Cogita-se que o PL do novo marco do setor elétrico deva ser relatado por Fabio Garcia. O deputado, que migrou do PSB para o DEM de Maia, seria uma escolha de um técnico do setor para a relatoria. Antes de ser deputado, Garcia foi analista de investimentos da Enron, gerente de desenvolvimento de novos negócios na Abengoa, ocupou a presidência da Pantanal Energia e do Sindicato de Energia do Estado de Mato Grosso. O PL terá o acompanhamento de dezenas de associações do setor, de empresas e dos próprios parlamentares, o que para Marcelo Moraes justificaria a indicação de um parlamentar como o deputado do Mato Grosso. “É importante que o relator tenha conhecimento para fazer o que ele acha que é certo”, avisa Moraes.

Se a incerteza sobre o destino das votações permeia o parlamento brasileiro, o governo tem crença que vai conseguir privatizar a Eletrobras e arrecadar os R$ 12 bilhões almejados. Ela foi incluída em uma agenda de 15 projetos de lei prioritários para reduzir os gastos federais, modernizar a tributação e fortalecer a economia. No anúncio, o líder do governo no Senado, Romero Jucá (MDB-RR), planejou que as votações sejam feitas a partir de março. Essa iniciativa do governo foi criticada por Rodrigo Maia, que lembrou que os projetos já estão na Câmara e que eles têm o seu devido tempo de apreciação. Considerando a apresentação da agenda prioritária um ‘equívoco’, ele sequer analisou a importância dos projetos. “Não conheço as 15 propostas. Não li e nem vou ler”, rebateu.

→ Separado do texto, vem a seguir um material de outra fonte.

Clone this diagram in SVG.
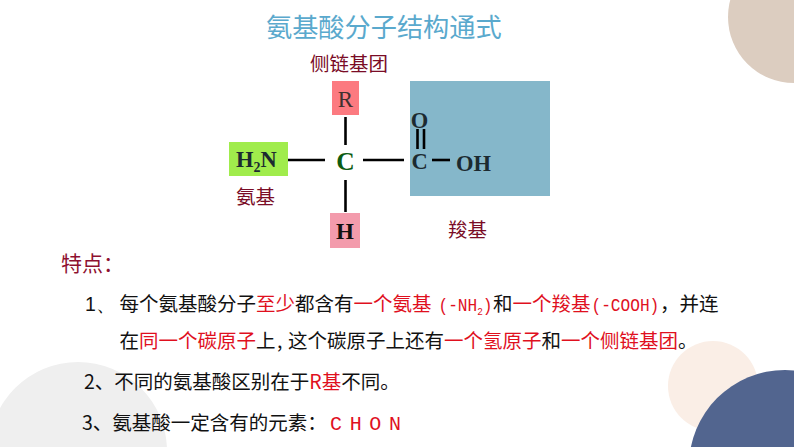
<svg xmlns="http://www.w3.org/2000/svg" width="794" height="447" viewBox="0 0 794 447">
<style>
.cjk{font-family:"Noto Sans CJK SC","Noto Sans",sans-serif}
.dark{fill:#7a0c26;font-size:19.5px;font-family:"Noto Sans CJK SC",sans-serif}
.f{font-family:"Liberation Serif",serif;font-weight:bold;fill:#1c2a30;font-size:22.5px}
.t{font-family:"Noto Sans CJK SC",sans-serif;font-size:19.5px;fill:#111}
.r{fill:#e0101e}
.m{font-family:"Liberation Mono",monospace}
.b{stroke:#000;stroke-width:2.6;fill:none}
</style>
<rect width="794" height="447" fill="#fff"/>
<g id="decor">
<circle cx="794" cy="17" r="66" fill="#dccdc0"/>
<circle cx="78" cy="451" r="89" fill="#efefef"/>
<circle cx="713" cy="386" r="45" fill="#faeee6"/>
<circle cx="785" cy="466" r="96" fill="#52658f"/>
</g>
<text id="title" x="266" y="37" class="cjk" font-size="26.200" fill="#5aa9cd">氨基酸分子结构通式</text>
<g id="node-carboxyl-box"><rect x="410" y="81" width="140" height="115" fill="#85b7ca"/></g>
<g id="node-r"><rect x="332" y="81" width="27" height="34" fill="#fc7a80"/><text x="345.500" y="107" text-anchor="middle" style="font-family:'Liberation Serif',serif;font-size:23px;fill:#40302f">R</text></g>
<g id="node-nh2"><rect x="229" y="142" width="59" height="34" fill="#a0ec4c"/><text x="236" y="167" class="f">H<tspan font-size="14" dy="5">2</tspan><tspan dy="-5">N</tspan></text></g>
<g id="node-c"><text x="345.500" y="170" text-anchor="middle" style="font-family:'Liberation Serif',serif;font-weight:bold;font-size:25.500px;fill:#0d5c12">C</text></g>
<g id="node-h"><rect x="330" y="213" width="30" height="35" fill="#f39bac"/><text x="345" y="239" text-anchor="middle" style="font-family:'Liberation Serif',serif;font-weight:bold;font-size:23px;fill:#111">H</text></g>
<g id="node-cooh">
<text x="419.500" y="128" text-anchor="middle" class="f">O</text>
<text x="419.500" y="169" text-anchor="middle" class="f">C</text>
<text x="456" y="171" class="f">OH</text>
</g>
<g id="connectors" class="b">
<line x1="345.500" y1="117" x2="345.500" y2="145"/>
<line x1="345.500" y1="180" x2="345.500" y2="212"/>
<line x1="288" y1="160" x2="325" y2="160"/>
<line x1="363" y1="160" x2="404" y2="160"/>
<line x1="417.500" y1="129" x2="417.500" y2="149"/>
<line x1="424" y1="129" x2="424" y2="149"/>
<line x1="432" y1="160" x2="450" y2="160"/>
</g>
<g class="dark">
<text x="310" y="71">侧链基团</text>
<text x="236" y="204">氨基</text>
<text x="448" y="237">羧基</text>
</g>
<text x="61" y="271" class="cjk" font-size="21" fill="#8e1030">特点：</text>
<g id="text-body" class="t">
<text x="85" y="311" style="font-family:'Liberation Sans',sans-serif;font-size:19.500px">1、</text>
<text x="119.500" y="311">每个氨基酸分子<tspan class="r">至少</tspan>都含有<tspan class="r">一个氨基</tspan></text>
<text transform="translate(438.500 311) scale(.85 1)" class="r m" font-size="19">(-NH<tspan font-size="11" dy="4">2</tspan><tspan dy="-4">)</tspan></text>
<text x="493" y="311">和<tspan class="r">一个羧基</tspan></text>
<text transform="translate(591.500 311) scale(.85 1)" class="r m" font-size="19">(-COOH)</text>
<text x="660" y="311">，并连</text>
<text x="119.500" y="348">在<tspan class="r">同一个碳原子</tspan>上</text>
<text x="277" y="348">,</text>
<text x="288" y="348">这个碳原子上还有<tspan class="r">一个氢原子</tspan>和<tspan class="r">一个侧链基团</tspan>。</text>
<text x="84" y="389">2、不同的氨基酸区别在于<tspan class="r">R基</tspan>不同。</text>
<text x="82" y="430">3、氨基酸一定含有的元素：</text>
<text x="330" y="430" class="r m" font-size="20" textLength="71" lengthAdjust="spacing">C H O N</text>
</g>
</svg>
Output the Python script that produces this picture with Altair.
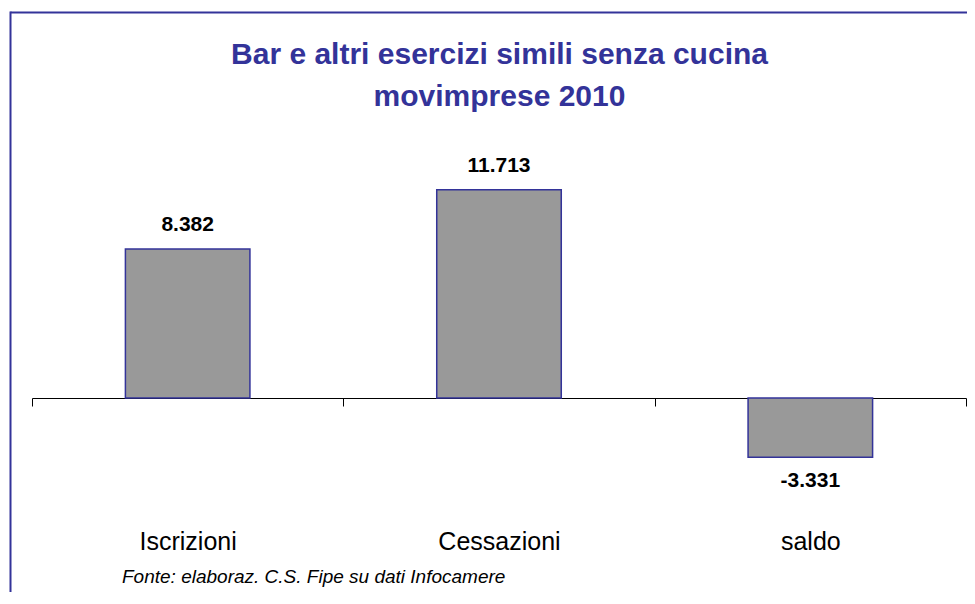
import altair as alt
import pandas as pd

CATEGORIES = ["Iscrizioni", "Cessazioni", "saldo"]
VALUES = [8382, 11713, -3331]
TITLE_LINES = ["Bar e altri esercizi simili senza cucina", "movimprese 2010"]
SOURCE = "Fonte: elaboraz. C.S. Fipe su dati Infocamere"

FONT = "Liberation Sans"
NAVY = "#333399"

df = pd.DataFrame({"cat": CATEGORIES, "value": VALUES})
one = pd.DataFrame({"k": [0]})
src = pd.DataFrame({"t": [SOURCE]})

x = alt.X(
    "cat:N",
    sort=CATEGORIES,
    scale=alt.Scale(paddingInner=0, paddingOuter=0),
    axis=alt.Axis(
        title=None,
        orient="bottom",
        offset=-80,
        grid=False,
        domainColor="black",
        domainWidth=1,
        tickColor="black",
        tickWidth=1,
        tickSize=8,
        tickBand="extent",
        labelFont=FONT,
        labelFontSize=25,
        labelColor="black",
        labelAngle=0,
        labelPadding=123,
    ),
)
y = alt.Y("value:Q", scale=alt.Scale(domain=[-4500, 13500], nice=False), axis=None)

bars = alt.Chart(df).mark_bar(
    fill="#999999", stroke=NAVY, strokeWidth=1.5, width=alt.RelativeBandSize(0.4)
).encode(x=x, y=y)

lab = alt.Chart(df).transform_calculate(
    label="replace(replace(format(datum.value, ','), ',', '.'), '\u2212', '-')"
)
pos_labels = lab.transform_filter("datum.value >= 0").mark_text(
    font=FONT, fontSize=21, fontWeight="bold", color="black", baseline="alphabetic", dy=-18
).encode(x=x, y=y, text="label:N")
neg_labels = lab.transform_filter("datum.value < 0").mark_text(
    font=FONT, fontSize=21, fontWeight="bold", color="black", baseline="alphabetic", dy=30
).encode(x=x, y=y, text="label:N")

title = alt.Chart(one).mark_text(
    font=FONT, fontSize=30, fontWeight="bold", color=NAVY, align="center",
    baseline="alphabetic", lineHeight=42
).encode(x=alt.value(467.5), y=alt.value(-94), text=alt.value(TITLE_LINES))

footer = alt.Chart(src).mark_text(
    font=FONT, fontSize=19, fontStyle="italic", color="black", align="left", baseline="alphabetic"
).encode(x=alt.value(90), y=alt.value(425), text="t:N")

border_top = alt.Chart(one).mark_rule(color=NAVY, strokeWidth=2).encode(
    x=alt.value(-21.5), x2=alt.value(960), y=alt.value(-145.5)
)
border_left = alt.Chart(one).mark_rule(color=NAVY, strokeWidth=2).encode(
    x=alt.value(-21.5), y=alt.value(-146.5), y2=alt.value(460)
)

chart = alt.layer(
    border_top, border_left, title, bars, pos_labels, neg_labels, footer
).properties(
    width=934,
    height=320,
    padding={"left": 24, "top": 150, "right": 1, "bottom": 114},
    autosize=alt.AutoSizeParams(type="none"),
).configure_view(strokeWidth=0)

chart.save("out.html", embed_options={"renderer": "svg", "actions": False})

Outro fator que deverá ser avaliado é que o ministro de Minas e Energia, Fernando Coelho Filho, sairá do cargo no começo de abril para concorrer à reeleição. Ainda não está definido quem irá ficar no seu lugar. As apostas são que o secretário executivo Paulo Pedrosa, assuma o seu lugar. Pedrosa é respeitado pelas associações do setor e vem liderando o movimento de reformas na pasta. Correm por fora o secretário de energia Fábio Alves e o secretário de Petróleo e Gás Natural, Márcio Félix. O Planalto ainda não sinalizou quem será o substituto ou se a pasta será envolvida em algum acordo político.

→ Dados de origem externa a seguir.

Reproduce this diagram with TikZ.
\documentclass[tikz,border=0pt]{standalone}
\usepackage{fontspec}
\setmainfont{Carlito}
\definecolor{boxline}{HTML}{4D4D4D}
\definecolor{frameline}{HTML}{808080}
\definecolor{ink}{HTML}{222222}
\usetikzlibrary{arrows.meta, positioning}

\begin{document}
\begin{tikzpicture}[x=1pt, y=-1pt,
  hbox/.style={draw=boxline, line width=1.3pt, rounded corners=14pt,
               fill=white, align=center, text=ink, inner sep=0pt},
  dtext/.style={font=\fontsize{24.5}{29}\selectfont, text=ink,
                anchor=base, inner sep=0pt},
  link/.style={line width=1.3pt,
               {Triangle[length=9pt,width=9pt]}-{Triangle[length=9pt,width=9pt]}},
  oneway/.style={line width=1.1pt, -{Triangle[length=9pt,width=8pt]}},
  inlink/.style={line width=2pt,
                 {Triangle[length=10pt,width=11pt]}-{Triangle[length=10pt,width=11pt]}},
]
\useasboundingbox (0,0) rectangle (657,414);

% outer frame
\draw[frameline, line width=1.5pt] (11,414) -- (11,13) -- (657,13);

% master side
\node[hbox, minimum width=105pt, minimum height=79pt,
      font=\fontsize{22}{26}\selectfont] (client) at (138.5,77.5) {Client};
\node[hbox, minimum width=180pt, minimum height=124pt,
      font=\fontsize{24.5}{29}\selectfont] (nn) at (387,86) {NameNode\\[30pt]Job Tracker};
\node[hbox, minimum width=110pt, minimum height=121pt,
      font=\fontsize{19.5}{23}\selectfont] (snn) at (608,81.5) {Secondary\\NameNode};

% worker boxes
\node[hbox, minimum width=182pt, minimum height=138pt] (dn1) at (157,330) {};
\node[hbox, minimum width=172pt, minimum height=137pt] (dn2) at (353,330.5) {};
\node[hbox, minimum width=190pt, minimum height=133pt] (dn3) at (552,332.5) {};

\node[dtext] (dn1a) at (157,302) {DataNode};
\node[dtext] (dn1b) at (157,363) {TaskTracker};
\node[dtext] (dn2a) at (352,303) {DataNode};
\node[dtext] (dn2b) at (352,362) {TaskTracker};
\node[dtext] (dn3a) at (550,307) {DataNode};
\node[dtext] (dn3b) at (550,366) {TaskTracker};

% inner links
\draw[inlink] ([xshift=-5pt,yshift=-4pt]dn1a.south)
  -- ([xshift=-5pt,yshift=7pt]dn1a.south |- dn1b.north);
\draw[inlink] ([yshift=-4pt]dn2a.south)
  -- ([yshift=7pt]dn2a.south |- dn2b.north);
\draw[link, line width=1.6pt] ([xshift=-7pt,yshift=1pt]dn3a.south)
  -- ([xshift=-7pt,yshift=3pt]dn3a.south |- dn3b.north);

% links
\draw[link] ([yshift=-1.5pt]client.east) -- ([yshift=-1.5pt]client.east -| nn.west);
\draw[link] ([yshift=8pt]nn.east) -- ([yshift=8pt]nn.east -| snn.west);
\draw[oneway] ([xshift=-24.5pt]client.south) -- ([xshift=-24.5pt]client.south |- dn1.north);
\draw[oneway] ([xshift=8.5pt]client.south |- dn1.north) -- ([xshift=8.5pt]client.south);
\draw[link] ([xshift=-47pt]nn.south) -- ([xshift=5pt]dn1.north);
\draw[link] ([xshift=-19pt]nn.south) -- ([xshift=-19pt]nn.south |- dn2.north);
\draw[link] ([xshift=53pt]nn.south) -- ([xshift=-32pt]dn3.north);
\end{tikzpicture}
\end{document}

Na Câmara, Coelho Filho vai ter a chance de trabalhar com unhas e dentes junto aos deputados para a aprovação de todos esses projetos. Mas já sem a influência, o poder e a caneta do MME. “O mercado o reconhece, mas ele volta a ser um parlamentar. Ele vai para a eleição, vai se preocupar com a candidatura. Perde um pouco o foco”, avalia Moraes, da Dominium. Já para Claudio Sales, o ministro teve bons resultados à frente da pasta, principalmente com Petrobras e Eletrobras e que a incerteza perante a continuidade dos projetos é mínima. “O fato dele se afastar pode trazer incerteza, mas é pequena em relação a convicção que essas políticas devem continuar”, observa.

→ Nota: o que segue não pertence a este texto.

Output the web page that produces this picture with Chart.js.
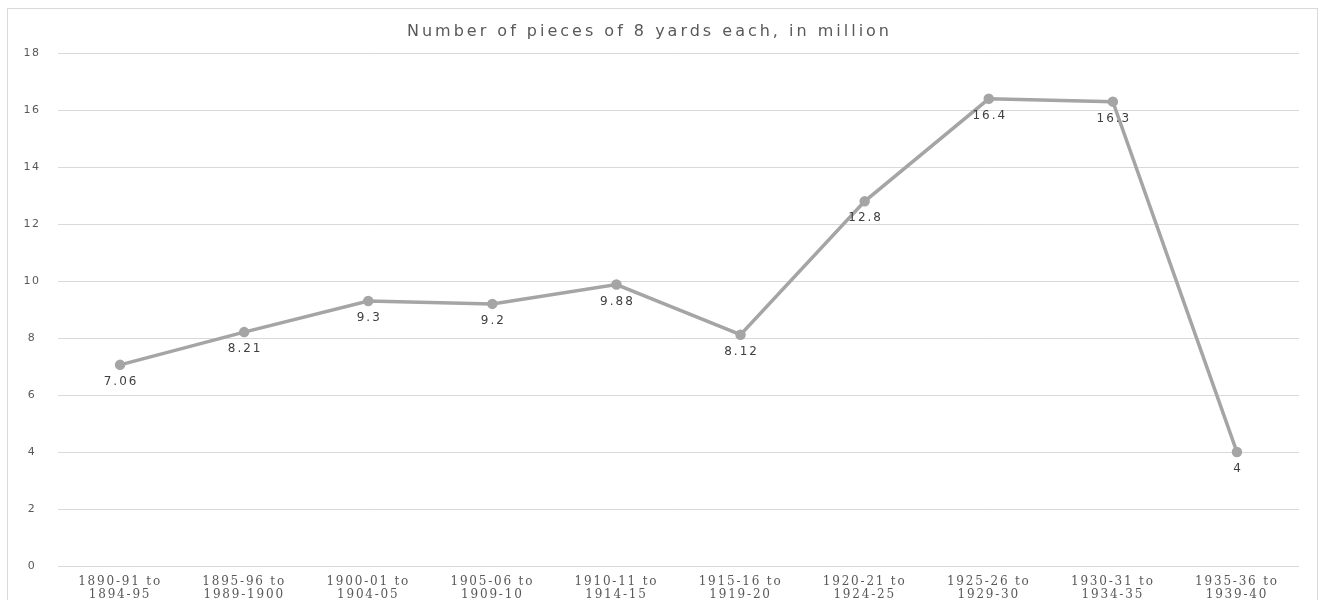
<!DOCTYPE html>
<html>
<head>
<meta charset="utf-8">
<script src="https://cdn.jsdelivr.net/npm/chart.js@4/dist/chart.umd.min.js"></script>
<style>
html,body{margin:0;padding:0;background:#fff;}
#wrap{position:relative;width:1327px;height:600px;overflow:hidden;}
#frame{position:absolute;left:7px;top:8px;width:1311px;height:620px;border:1.5px solid #d9d9d9;box-sizing:border-box;}
canvas{position:absolute;left:0;top:0;}
</style>
</head>
<body>
<div id="wrap">
<div id="frame"></div>
<canvas id="c" width="1327" height="600"></canvas>
</div>
<script>
const categories = [
  ["1890-91 to","1894-95"],
  ["1895-96 to","1989-1900"],
  ["1900-01 to","1904-05"],
  ["1905-06 to","1909-10"],
  ["1910-11 to","1914-15"],
  ["1915-16 to","1919-20"],
  ["1920-21 to","1924-25"],
  ["1925-26 to","1929-30"],
  ["1930-31 to","1934-35"],
  ["1935-36 to","1939-40"]
];
const values = [7.06, 8.21, 9.3, 9.2, 9.88, 8.12, 12.8, 16.4, 16.3, 4];
const yTicks = [0, 2, 4, 6, 8, 10, 12, 14, 16, 18];
const titleText = "Number of pieces of 8 yards each, in million";

// letter spacing per text element (the reference text is widely spaced)
const spacingPlugin = {
  id: 'spacing',
  beforeDraw(chart) {
    const ctx = chart.ctx;
    const wrap = (obj, fn, sp) => {
      if (!obj || obj['_wrapped_' + fn]) return;
      const orig = obj[fn];
      obj[fn] = function (...args) {
        ctx.save();
        ctx.letterSpacing = sp;
        const r = orig.apply(this, args);
        ctx.restore();
        return r;
      };
      obj['_wrapped_' + fn] = true;
    };
    wrap(chart.scales.x, 'drawLabels', '1.8px');
    wrap(chart.scales.y, 'drawLabels', '1.5px');
    wrap(chart.titleBlock, 'draw', '3px');
  }
};

const labelPlugin = {
  id: 'pointLabels',
  afterDatasetsDraw(chart) {
    const ctx = chart.ctx;
    const meta = chart.getDatasetMeta(0);
    ctx.save();
    ctx.letterSpacing = '2px';
    ctx.font = '12px "DejaVu Sans", sans-serif';
    ctx.fillStyle = '#404040';
    ctx.textAlign = 'center';
    ctx.textBaseline = 'middle';
    meta.data.forEach((pt, i) => {
      ctx.fillText(String(values[i]), pt.x + 1, pt.y + 17);
    });
    ctx.restore();
  }
};

new Chart(document.getElementById('c'), {
  type: 'line',
  data: {
    labels: categories,
    datasets: [{
      data: values,
      borderColor: '#a5a5a5',
      backgroundColor: '#a5a5a5',
      borderWidth: 3.5,
      pointRadius: 3.5,
      pointHoverRadius: 3.5,
      pointBackgroundColor: '#a5a5a5',
      pointBorderColor: '#a5a5a5',
      tension: 0
    }]
  },
  options: {
    responsive: false,
    animation: false,
    events: [],
    layout: { padding: { left: 0, right: 28, top: 0, bottom: 0 } },
    plugins: {
      legend: { display: false },
      tooltip: { enabled: false },
      title: {
        display: true,
        text: titleText,
        color: '#595959',
        font: { family: '"DejaVu Sans", sans-serif', size: 16, weight: 'normal' },
        padding: { top: 22, bottom: 12 }
      }
    },
    scales: {
      x: {
        offset: true,
        grid: { display: false, drawTicks: false, offset: true },
        border: { display: false },
        ticks: {
          color: '#595959',
          font: { family: '"DejaVu Serif", serif', size: 12, lineHeight: 1.05 },
          padding: 10,
          maxRotation: 0,
          autoSkip: false
        },
        afterFit(s) { s.height = 34; }
      },
      y: {
        min: 0, max: 18,
        afterBuildTicks(s) { s.ticks = yTicks.map(v => ({ value: v })); },
        grid: { color: '#d9d9d9', lineWidth: 1, drawTicks: false },
        border: { display: false },
        ticks: {
          color: '#595959',
          font: { family: '"DejaVu Sans", sans-serif', size: 11 },
          crossAlign: 'center',
          padding: 19
        },
        afterFit(s) { s.width = 58; }
      }
    }
  },
  plugins: [spacingPlugin, labelPlugin]
});
</script>
</body>
</html>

Para Márcio Félix, secretário de petróleo e gás, o prestígio adquirido pelo ministro comandando o MME o capacita a atuar em prol dos projetos quando ele voltar a exercer o mandato de deputado. “Ele mesmo vai cobrar o escanteio e cabecear para o gol”, brinca Félix. A saída de Coelho Filho não foi inesperada pela equipe do MME, uma vez que ele já era deputado federal. Com data certa para sair, o plano foi o de trabalhar intensamente para que fosse possível apresentar e aprovar os projetos em um prazo curto, no caso até março. “Trabalhamos como se cada dia valesse por quatro, como se o ano acabasse em 31 de março, montando todas as equações que tínhamos que fazer”, lembra Márcio Félix.

Há outros projetos que impactam o setor que adormecem no Congresso Nacional. Na própria agenda emergencial do governo, está o de autonomia das agências reguladoras. Outros PLs são os que versam sobre a compra de Terras por estrangeiros, o de regulamentação de demarcação de terras indígenas e o de responsabilização do Ministério Público. “O congresso tem uma pauta muito relevante sobre o setor elétrico. O país não pode ficar esperando, esses projetos tangenciam problemas objetivos que tem que ser equacionados no mundo real”, conclui.